When Rep. Ilhan Omar was squirted with a liquid by an assailant, the story was not the act itself. The story was the atmosphere. Readers were immediately given Minnesota ICE protests, Trump’s rhetoric, the temperature of MAGA politics, and speculative motive pathways pointing firmly rightward. Political attribution preceded investigative certainty. Context did the work and assigned blame.




Yet when Pennsylvania Governor Josh Shapiro’s home was attacked by arson in April, context vanished.
There was no mention of the documented surge in antisemitic incidents. No reference to months of anti-Israel rhetoric saturating elite politics. No discussion of the “No Genocide Josh” campaign. No acknowledgment that the attack occurred during Passover—a fact ordinarily noted when violence intersects with religious or communal significance, but here omitted entirely. No exploration of whether sustained accusations of genocide, ethnic-cleansing chants, or the casual demonization of Jews in power might have contributed to a permissive climate. Investigative caution preceded any discussion of political backdrop.
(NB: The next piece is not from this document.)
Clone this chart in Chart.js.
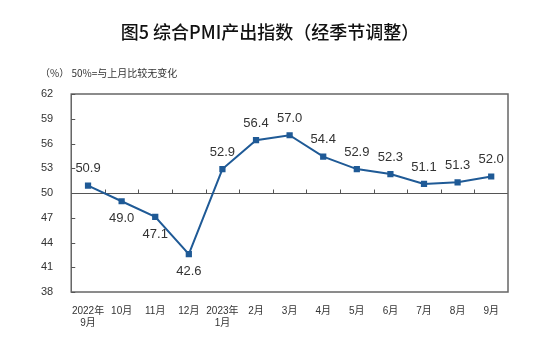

This was not restraint. It was a choice.
The same media institutions that insist “words have consequences” suddenly treat words as irrelevant when the victim is Jewish and the potential inciters sit on the progressive side of the aisle. Context, once treated as morally essential, becomes editorially radioactive.
The pattern is no longer subtle. When violence – staining a shirt – touches a left-wing Muslim lawmaker, identity and ideology are framed as explanatory forces. When violence – arson and attempted murder of an entire family – touches a Jewish, pro-Israel official, identity is scrubbed clean and politics are declared off-limits. One story expands outward into meaning. The other … nothing.
The issue is not what motivated the attacker. The issue is why certain motivations are never even permitted to be discussed.
To contextualize the attack on Shapiro would require acknowledging uncomfortable truths: that anti-Israel rhetoric frequently curdles into antisemitism; that political incitement is not confined to one end of the spectrum; that portraying Jews as uniquely malevolent actors has consequences beyond protest slogans and campus chants. Easier, then, to say nothing.

But silence is not passive. It is editorial.
For Ilhan Omar, context was everything.
For Josh Shapiro, context was invisible.
If context is essential when violence can be plausibly traced to the right, it must be highlighted when violence engulfs Jews as well. Anything else is antisemitic choreography.